Saturday, October 31, 2020

A Month In The Life: October 2020

October is my favorite is my birthday month, after all (and my husband's)! After a summer that felt like it lasted foreverrrrrrr, we're finally having some fall, so I'm enjoying the crisp in the air. Otherwise, we had some muted birthday celebrations and are looking forward to getting through the next two months and shutting the door on 2020.

In Books...

  • Adaptation: This YA sci-fi/fantasy is honestly pretty unremarkable but for its central love triangle. Teenage Reese and her debate partner/crush David are driving back from Arizona to San Francisco after a sudden crisis grounds air traffic, when they suddenly crash in the Nevada desert. They get treatment at a mysterious hospital, and find that they've developed strange new abilities. While Reese tries to figure out what happened, she meets pretty Amber on the street, and realizes she might not be entirely straight after all. Character development is weak and so are the story elements, but a sensitively handled bisexual first love(s) story is something pleasantly different. 
  • Michael Jackson: The Magic, The Madness, The Whole Story: This is a very comprehensive look at its subject, clocking in at about 750 pages.

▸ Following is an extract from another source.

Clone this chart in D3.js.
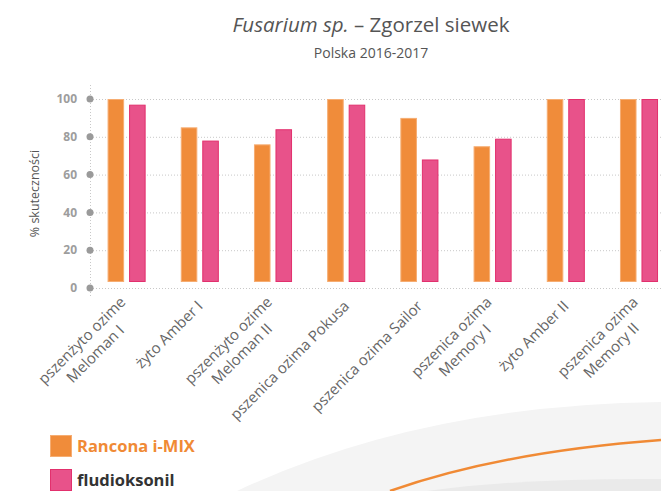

It's not a particularly good biography, leaning heavily towards a recitation of facts without much in the way of analysis. It did at least help give me some more context about the life of a figure who remains controversial even over a decade after his death.
  • Exhalation: If it's short stories, it's because it's a book club pick. I usually don't especially care for short story collections, as I find they have as much chaff as wheat. This one, though, was special. It's eight science fiction stories, one long enough to practically be a novella, and while not all were brilliant, they were thought-provoking and compelling. I really liked it!
  • A Bollywood Affair: My brain and my heart didn't feel quite the same about this one. I had some real issues with characterization, particularly of central character Mili, who is almost always either crying, blushing, tripping, or eating in an apparently especially sensual way. And I didn't love Samir either, finding his "bad boy cured by the love of a good woman" arc trite. But I did get swept up in it in the middle, before the ending lost me again. 
  • His Only Wife: I wanted to like this debut novel from Ghanian author Peace Adzo Medie more than I actually did. There are solid bones here...the story of a poor but pretty young woman, Afi, who is married to Elikem, the handsome son of a wealthy local family, in his family's attempt to break up his longstanding relationship with a woman they don't like. Complications ensue, of course, but Afi is often irritatingly naive and some of the side characters are honestly more interesting than the main ones. 
  • The White Princess: The Wars of the Roses in England were finally ended when the two skirmishing families were joined as King Henry VII wed Elizabeth of York. This book follows the story of the latter after the downfall of her uncle, Richard III and through much of the rest of her life, including her marriage to Henry and the birth of all but their last child. It's one of the weaker installments of this series, less because of Gregory's choices (though I definitely side-eye some of those) but because Elizabeth is a fundamentally reactive, passive character, which makes it difficult to get invested in her. 
  • Looking for Alaska: This book is hard for me to evaluate as a 35 year-old. On the one hand, it felt like it would be an excellent book to read as a teenager, full of making new friends and self-discovery and crushes on unattainable people and thinking about life and the world. On the other, I am a boring settled-down adult lady now and have a hard time connecting with that kind of intensity of feeling, and the characters felt more like collections of quirks than actual people.

 In Life...

  • I turned 35!: And so did my husband (our birthdays are two weeks apart). Like pretty much everyone else this year, I had a very subdued celebration...we ordered in from one of our favorite local restaurants and watched a movie, which was nice. And of course, I gave away a copy of my favorite book I blogged about in the past year, Exit West, to celebrate my fifth year of blogging, so congrats again to Savannah for winning it!

One Thing:

One of the categories I include for my lists and awards is the best-seller list from The New York Times. I actually don't use it at all to drive my book decisions (awards are much more enticing to me), but I always find it interesting to note which books I've read have been very popular. Well there was a study that cross-referenced those lists with the way readers actually reviewed the books, based on Goodreads ratings, and I found it very interesting! Maybe you will too, so I've linked to it here.